IL CASO
Busto Arsizio: il giallo del peluche ritrovato
Labubu in via Pellico, si apre il dibattito: pezzo raro o falso?

Un peluche da quattro soldi o un prezioso pezzo da collezione? Salta fuori in una sera di mezza estate, tra via Silvio Pellico e il parco Comerio: è mercoledì 30 luglio quando su vicolo della Pace si avvista una creatura marrone con orecchie da coniglio, occhi grandi e lucidi e un sorrisetto maligno sul viso rotondo.
Il buffo, sinistro pupazzo viene notato da Virginia Tacchi, che lancia subito un appello sui social: «Se qualche bimbo ha perso questo peluche, sappiate che l’abbiamo lasciato sul lato della via, così che le macchine non lo rovinino». La piccola gentilezza è mossa anche dal pensiero che «chi l’ha smarrito, ripercorrendo la strada, possa ritrovarlo.

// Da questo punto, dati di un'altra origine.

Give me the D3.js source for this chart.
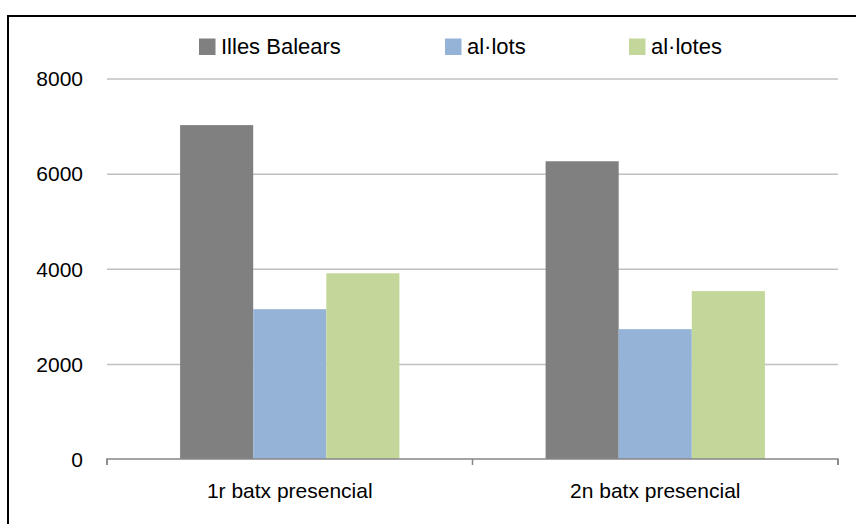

Immagino abbia un valore affettivo – conclude Tacchi – quindi spero con questo messaggio di raggiungere il proprietario».
Ma «più che affettivo, ha un valore economico notevole», fa notare qualcuno in risposta al post di Tacchi: a suo dire, il pupazzo sarebbe «un ricercatissimo Labubu». Si tratta di una linea di peluche nata a Hong Kong nel 2015, che l’anno scorso ha conquistato un successo planetario.
Oggi, per i modelli più rari, ci sono collezionisti disposti a spendere cifre da capogiro, e non si tratta di qualche centinaio di euro: ha fatto scalpore, negli ultimi mesi, l’acquisto all’asta di un Labubu per una somma a cinque zeri.
Quello ritrovato a Busto, a giudicare dalla posa seduta, sembra appartenere alla versione “Have a seat”, fra le più popolari. Ma a far tornare tutti coi piedi per terra ci pensa Daniele Gallo, noto ai più come il volto di BlackBlade Barbershop a Busto, ma titolare anche, da fine 2024, della rinnovata cartoleria del don Paolo. È lì che Gallo ha iniziato a vendere, fra gli altri articoli, anche i Labubu, di cui si è fatto esperto nel corso degli ultimi mesi: «Ho continuato a cercare e documentarmi. Ora che li tratto di persona capisco ancora di più se un pezzo è falso o meno». E sul Labubu di vicolo della Pace, Daniele non ha dubbi: «La versione “Have a seat” ha un marchio sotto al piede che non si dovrebbe vedere a occhio nudo, ma solo con luce UV». Un dettaglio che mette in dubbio l’autenticità di quello ritrovato (il cui marchio è invece ben visibile nella foto), come anche la mancanza di «occhi con brillantini e denti ben definiti»: altri due elementi che Gallo segnala come costanti di un qualsiasi esemplare originale.